Information shown –
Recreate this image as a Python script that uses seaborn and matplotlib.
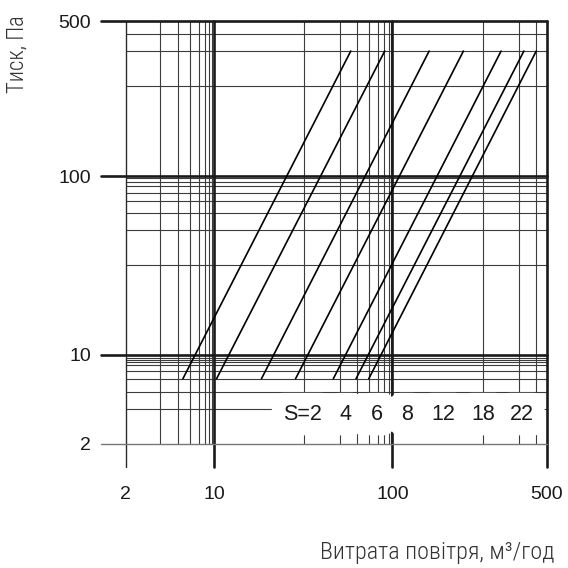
import numpy as np
import pandas as pd
import matplotlib
matplotlib.use("Agg")
import matplotlib.pyplot as plt
from matplotlib import font_manager
import seaborn as sns

# ---------------- data ----------------
S_VALUES = [2, 4, 6, 8, 12, 18, 22]
FLOW_LOW = [5.66, 10.3, 18.4, 28.6, 46.6, 62.5, 73.7]      # m3/h at lower end
FLOW_HIGH = [58.4, 90.6, 146.6, 209.5, 310, 393, 447]      # m3/h at upper end
P_LOW = 6.5      # Pa, lower end of every line
P_HIGH = 366     # Pa, upper end of every line

X_TICKS = [2, 10, 100, 500]
Y_TICKS = [2, 10, 100, 500]
X_MINOR = [3.77, 5.17, 6.42, 7.52, 8.38, 9.13, 9.68,
           32.0, 50.6, 63.1, 73.7, 83.1, 89.5, 95.4, 98.0,
           258, 372, 445]
Y_MINOR = [3.78, 5.13, 6.42, 7.46, 8.30, 8.82, 9.14, 9.54,
           31.7, 49.8, 62.1, 72.8, 81.0, 87.6, 93.0, 97.9,
           255, 366, 437]
LABEL_X = [31.1, 54.9, 81.7, 116.2, 169.5, 257, 385]
LABEL_Y = 3.43
LABEL_TEXT = ["S=2", "4", "6", "8", "12", "18", "22"]

# ------------- piecewise logarithmic axis scale -------------
W1, W2, W3 = 89.0, 178.5, 155.0
S1 = W1 / (1 - np.log10(2))
S2 = W2
S3 = W3 / np.log10(5)


def fwd(v):
    v = np.asarray(v, dtype=float)
    u = np.log10(np.clip(v, 1e-12, None))
    return np.where(u < 1, S1 * (u - 1),
                    np.where(u < 2, S2 * (u - 1), S2 + S3 * (u - 2)))


def inv(p):
    p = np.asarray(p, dtype=float)
    u = np.where(p < 0, 1 + p / S1,
                 np.where(p < S2, 1 + p / S2, 2 + (p - S2) / S3))
    return 10 ** u


# pick a condensed font for the axis titles if one is installed
names = {f.name for f in font_manager.fontManager.ttflist}
cond_family = None
cond_stretch = "normal"
for cand in ["Liberation Sans Narrow", "Roboto Condensed", "Open Sans Condensed",
             "DejaVu Sans Condensed", "Noto Sans Condensed"]:
    if cand in names:
        cond_family = cand
        break
if cond_family is None:
    for f in font_manager.fontManager.ttflist:
        if f.name in ("DejaVu Sans", "Noto Sans", "Open Sans", "Roboto") and \
                str(f.stretch) in ("condensed", "semi-condensed", "75", "87.5", "62.5"):
            cond_family = f.name
            cond_stretch = "condensed"
            break
if cond_family is None:
    cond_family = "Roboto"
title_kw = dict(family=[cond_family, "DejaVu Sans"], stretch=cond_stretch,
                weight="light", color="#333333")

sns.set_theme(style="white")
plt.rcParams["font.family"] = ["Liberation Sans", "DejaVu Sans"]

fig = plt.figure(figsize=(5.68, 5.68), dpi=100)
ax = fig.add_axes([125.5 / 568, 1 - 444 / 568, (547 - 125.5) / 568, (444 - 21) / 568])

rows = []
for s, lo, hi in zip(S_VALUES, FLOW_LOW, FLOW_HIGH):
    rows.append({"S": s, "flow": lo, "pressure": P_LOW})
    rows.append({"S": s, "flow": hi, "pressure": P_HIGH})
df = pd.DataFrame(rows)

ax.set_xscale("function", functions=(fwd, inv))
ax.set_yscale("function", functions=(fwd, inv))

sns.lineplot(data=df, x="flow", y="pressure", units="S", estimator=None,
             sort=False, color="black", lw=1.2, ax=ax, zorder=3, legend=False)
ax.set_xlabel("")
ax.set_ylabel("")

ax.set_xlim(2, 500)
ax.set_ylim(2, 500)

minor_kw = dict(color="#3c3c3c", lw=0.8, zorder=1)
for v in X_MINOR:
    ax.axvline(v, **minor_kw)
for v in Y_MINOR:
    ax.axhline(v, **minor_kw)

ext_y = 23 / 423
ext_x = 25 / 421.5
for v in X_TICKS:
    thin = v == 2
    ax.axvline(v, ymin=-ext_y, ymax=1, clip_on=False,
               color="#2a2a2a" if thin else "#1a1a1a",
               lw=1.0 if thin else 1.9, zorder=2)
for v in Y_TICKS:
    thin = v == 2
    ax.axhline(v, xmin=-ext_x, xmax=1, clip_on=False,
               color="#777777" if thin else "#1a1a1a",
               lw=1.0 if thin else 1.9, zorder=2)

for sp in ax.spines.values():
    sp.set_visible(False)

ax.set_xticks(X_TICKS)
ax.set_xticklabels([str(t) for t in X_TICKS])
ax.set_yticks(Y_TICKS)
ax.set_yticklabels([str(t) for t in Y_TICKS])
ax.minorticks_off()
ax.tick_params(axis="x", length=0, pad=30, labelsize=14, colors="#1a1a1a")
ax.tick_params(axis="y", length=0, pad=25, labelsize=14, colors="#1a1a1a")

for xv, t in zip(LABEL_X, LABEL_TEXT):
    ax.text(xv, LABEL_Y, t, ha="center", va="center", fontsize=15.5,
            color="#1a1a1a", zorder=4,
            bbox=dict(boxstyle="round,pad=0.5", fc="white", ec="none"))

# axis titles, sized to the span they take in the chart
ylab = fig.text(17 / 568, 1 - 54 / 568, "Тиск, Па", rotation=90,
                ha="center", va="center", fontsize=15, **title_kw)
xlab = fig.text(555 / 568, 1 - 552 / 568, "Витрата повітря, м³/год",
                ha="right", va="center", fontsize=17, **title_kw)
fig.canvas.draw()
r = fig.canvas.get_renderer()
wx = xlab.get_window_extent(r).width
xlab.set_fontsize(17 * 235 / wx)
hy = ylab.get_window_extent(r).height
ylab.set_fontsize(15 * 78 / hy)

fig.savefig("out.png", dpi=100, facecolor="white")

Task objective –
Write out exactly the lines between the start of the data and the line with "P_HIGH = 366", including both, but none of the pictures.

Solved problem –
Recreate this image as a Python script that uses seaborn and matplotlib.
import numpy as np
import pandas as pd
import matplotlib
matplotlib.use("Agg")
import matplotlib.pyplot as plt
from matplotlib import font_manager
import seaborn as sns

# ---------------- data ----------------
S_VALUES = [2, 4, 6, 8, 12, 18, 22]
FLOW_LOW = [5.66, 10.3, 18.4, 28.6, 46.6, 62.5, 73.7]      # m3/h at lower end
FLOW_HIGH = [58.4, 90.6, 146.6, 209.5, 310, 393, 447]      # m3/h at upper end
P_LOW = 6.5      # Pa, lower end of every line
P_HIGH = 366     # Pa, upper end of every line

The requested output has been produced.